Line by line, repeat the data below exactly, beginning at the first line and ending at the line with "const curveStart = [0, 0];". Omit pictures.

'''

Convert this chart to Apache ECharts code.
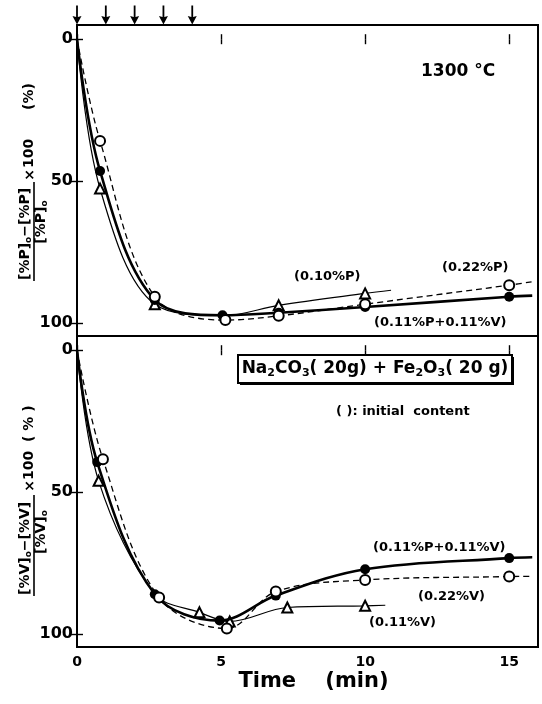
<!DOCTYPE html>
<html>
<head>
<meta charset="utf-8">
<script src="https://cdn.jsdelivr.net/npm/echarts@6/dist/echarts.min.js"></script>
<style>
  html, body { margin: 0; padding: 0; background: #fff; }
  #chart { width: 542px; height: 704px; }
</style>
</head>
<body>
<div id="chart"></div>
<script>
// ---- axes ----
const timeTicks = [0, 5, 10, 15];
const removalTicks = [0, 50, 100];
const additionTimes = [0, 1, 2, 3, 4];   // flux additions (arrows)
const curveStart = [0, 0];

// ---- upper panel: P removal (%) ----
const pMixTime = [0.8, 2.7, 5.05, 7.0, 10, 15];          // (0.11%P+0.11%V)
const pMixVal  = [46.4, 91.8, 97.2, 96.3, 94.3, 90.7];
const pMixEnd  = [15.8, 90.3];
const pHighTime = [0.8, 2.7, 5.15, 7.0, 10, 15];         // (0.22%P)
const pHighVal  = [35.8, 90.7, 98.9, 97.4, 93.3, 86.6];
const pHighEnd  = [15.8, 85.4];
const pLowTime = [0.8, 2.7, 7.0, 10];                    // (0.10%P)
const pLowVal  = [52.6, 93.3, 93.7, 89.5];
const pLowBend = [5.1, 97.3];                            // curve passes under the circles here
const pLowEnd  = [10.9, 88.4];

// ---- lower panel: V removal (%) ----
const vMixTime = [0.7, 2.7, 4.95, 6.9, 10, 15];          // (0.11%P+0.11%V)
const vMixVal  = [39.4, 85.9, 95.2, 86.4, 77.1, 73.2];
const vMixEnd  = [15.8, 72.9];
const vHighTime = [0.9, 2.85, 5.2, 6.9, 10, 15];         // (0.22%V)
const vHighVal  = [38.4, 87.1, 98.0, 85.0, 80.9, 79.7];
const vHighEnd  = [15.8, 79.6];
const vLowTime = [0.75, 4.25, 5.3, 7.3, 10];             // (0.11%V)
const vLowVal  = [46.0, 92.3, 95.5, 90.6, 90.0];
const vLowBend = [2.7, 85.8];
const vLowEnd  = [10.7, 89.8];

const FONT = '"DejaVu Sans", sans-serif';
const INK = '#000';

// curve from the origin through the samples; bend/end points carry no marker
function curve(times, vals, end, bend) {
  const pts = times.map((t, i) => [t, vals[i]]);
  if (bend) pts.push({ value: bend, symbol: 'none' });
  pts.sort((a, b) => (a.value || a)[0] - (b.value || b)[0]);
  return [{ value: curveStart, symbol: 'none' }]
    .concat(pts)
    .concat([{ value: end, symbol: 'none' }]);
}

function lineSeries(grid, data, kind) {
  const base = {
    type: 'line', xAxisIndex: grid * 2, yAxisIndex: grid * 2,
    data: data, smooth: 0.35, silent: true, animation: false,
    symbolSize: 9, showAllSymbol: true
  };
  if (kind === 'filled') {
    return Object.assign(base, {
      z: 4, symbol: 'circle', symbolSize: 10,
      itemStyle: { color: INK },
      lineStyle: { color: INK, width: 2.6 }
    });
  }
  if (kind === 'open') {
    return Object.assign(base, {
      z: 5, symbol: 'emptyCircle', symbolSize: 10,
      itemStyle: { color: INK, borderWidth: 1.6 },
      lineStyle: { color: INK, width: 1.3, type: [6, 4] }
    });
  }
  return Object.assign(base, {
    z: 3, symbol: 'emptyTriangle', symbolSize: 10,
    itemStyle: { color: INK, borderWidth: 1.3 },
    lineStyle: { color: INK, width: 1.2 }
  });
}

const gridBox = { left: 77, width: 461, height: 311, show: true, borderColor: INK, borderWidth: 2 };

function xAx(grid, pos, labels) {
  return {
    type: 'value', gridIndex: grid, position: pos, min: 0, max: 16,
    axisLine: { show: false }, splitLine: { show: false },
    axisTick: { show: true, inside: true, length: 5, customValues: timeTicks, lineStyle: { color: INK, width: 1.4 } },
    axisLabel: labels ? {
      show: true, customValues: timeTicks, margin: 8,
      color: INK, fontSize: 14, fontWeight: 'bold', fontFamily: FONT
    } : { show: false }
  };
}
function yAx(grid, pos, labels) {
  return {
    type: 'value', gridIndex: grid, position: pos, inverse: true, min: -5, max: 104.5,
    axisLine: { show: false }, splitLine: { show: false },
    axisTick: { show: true, inside: true, length: 6, customValues: removalTicks, lineStyle: { color: INK, width: 1.4 } },
    axisLabel: labels ? {
      show: true, customValues: removalTicks, margin: 4,
      color: INK, fontSize: 16, fontWeight: 'bold', fontFamily: FONT
    } : { show: false }
  };
}

const xAxes = [xAx(0, 'bottom', false), xAx(0, 'top', false), xAx(1, 'bottom', true), xAx(1, 'top', false)];
xAxes[2].name = 'Time    (min)';
xAxes[2].nameLocation = 'middle';
xAxes[2].nameGap = 24;
xAxes[2].nameTextStyle = { color: INK, fontSize: 21, fontWeight: 'bold', fontFamily: FONT, padding: [0, 0, 0, 12] };

// y-axis title: ([%X]o - [%X]) / [%X]o x 100 (%), written bottom to top
const richY = {
  a: { fontSize: 14, fontWeight: 'bold', fontFamily: FONT, lineHeight: 16, fill: INK },
  s: { fontSize: 9, fontWeight: 'bold', fontFamily: FONT, lineHeight: 7, verticalAlign: 'bottom', fill: INK }
};
function ratioTitle(sp, baseY, p) {
  const c = '[%' + sp + ']';
  const txt = (x, y, text, size, align) => ({
    type: 'text', x: x, y: y,
    style: { text: text, fill: INK, fontSize: size, fontWeight: 'bold', fontFamily: FONT, align: align || 'left', verticalAlign: 'middle' }
  });
  return {
    type: 'group', x: 0, y: baseY, rotation: Math.PI / 2, silent: true,
    children: [
      { type: 'text', x: 0, y: 25, style: { text: '{a|' + c + '}{s|o}{a|−' + c + '}', rich: richY, align: 'left', verticalAlign: 'middle' } },
      { type: 'line', shape: { x1: -1, y1: 34, x2: p.bar, y2: 34 }, style: { stroke: INK, lineWidth: 1.6 } },
      { type: 'text', x: p.den, y: 41, style: { text: '{a|' + c + '}{s|o}', rich: richY, align: 'center', verticalAlign: 'middle' } },
      txt(p.times, 30, '×', 14, 'center'),
      txt(p.hundred, 29, '100', 14),
      txt(p.pct, 29, p.pctText, 14)
    ]
  };
}

function label(x, y, text, size) {
  return {
    type: 'text', x: x, y: y, silent: true,
    style: { text: text, fill: INK, fontSize: size || 13, fontWeight: 'bold', fontFamily: FONT, align: 'left', verticalAlign: 'middle' }
  };
}

const richBox = {
  t: { fontSize: 17, fontWeight: 'bold', fontFamily: FONT, lineHeight: 20, fill: INK },
  s: { fontSize: 11, fontWeight: 'bold', fontFamily: FONT, lineHeight: 10, verticalAlign: 'bottom', fill: INK }
};

const graphics = [
  ratioTitle('P', 280, { bar: 98, den: 58, times: 105, hundred: 112, pct: 170, pctText: '(%)' }),
  ratioTitle('V', 595, { bar: 100, den: 63, times: 109, hundred: 115, pct: 153, pctText: '( % )' }),
  label(421, 72, '1300 °C', 17),
  label(294, 277, '(0.10%P)'),
  label(442, 268, '(0.22%P)'),
  label(374, 323, '(0.11%P+0.11%V)'),
  label(373, 548, '(0.11%P+0.11%V)'),
  label(418, 597, '(0.22%V)'),
  label(369, 623, '(0.11%V)'),
  label(336, 412, '( ): initial  content'),
  {
    type: 'group', x: 238, y: 355, silent: true,
    children: [
      { type: 'rect', shape: { x: 2, y: 2, width: 274, height: 28 }, style: { fill: INK } },
      { type: 'rect', shape: { x: 0, y: 0, width: 274, height: 28 }, style: { fill: '#fff', stroke: INK, lineWidth: 2 } },
      { type: 'text', x: 137, y: 14, style: {
          text: '{t|Na}{s|2}{t|CO}{s|3}{t|( 20g) + Fe}{s|2}{t|O}{s|3}{t|( 20 g)}',
          rich: richBox, align: 'center', verticalAlign: 'middle' } }
    ]
  }
];

const arrowPath = 'path://M3.2,0 L4.8,0 L4.8,11 L8,10 L4,18 L0,10 L3.2,11 Z';

const option = {
  backgroundColor: '#fff',
  animation: false,
  grid: [Object.assign({ top: 25 }, gridBox), Object.assign({ top: 336 }, gridBox)],
  xAxis: xAxes,
  yAxis: [yAx(0, 'left', true), yAx(0, 'right', false), yAx(1, 'left', true), yAx(1, 'right', false)],
  series: [
    {
      type: 'scatter', xAxisIndex: 0, yAxisIndex: 0, silent: true, clip: false, z: 6,
      data: additionTimes.map(t => [t, -5]),
      symbol: arrowPath, symbolSize: [9, 19], symbolOffset: [0, -10],
      itemStyle: { color: INK, opacity: 1 }
    },
    lineSeries(0, curve(pLowTime, pLowVal, pLowEnd, pLowBend), 'tri'),
    lineSeries(0, curve(pMixTime, pMixVal, pMixEnd), 'filled'),
    lineSeries(0, curve(pHighTime, pHighVal, pHighEnd), 'open'),
    lineSeries(1, curve(vLowTime, vLowVal, vLowEnd, vLowBend), 'tri'),
    lineSeries(1, curve(vMixTime, vMixVal, vMixEnd), 'filled'),
    lineSeries(1, curve(vHighTime, vHighVal, vHighEnd), 'open')
  ],
  graphic: graphics
};

const chart = echarts.init(document.getElementById('chart'), null, { renderer: 'canvas' });
chart.setOption(option);
</script>
</body>
</html>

'''

> [Answer to this exercise]
Convert this chart to Apache ECharts code.
<!DOCTYPE html>
<html>
<head>
<meta charset="utf-8">
<script src="https://cdn.jsdelivr.net/npm/echarts@6/dist/echarts.min.js"></script>
<style>
  html, body { margin: 0; padding: 0; background: #fff; }
  #chart { width: 542px; height: 704px; }
</style>
</head>
<body>
<div id="chart"></div>
<script>
// ---- axes ----
const timeTicks = [0, 5, 10, 15];
const removalTicks = [0, 50, 100];
const additionTimes = [0, 1, 2, 3, 4];   // flux additions (arrows)
const curveStart = [0, 0];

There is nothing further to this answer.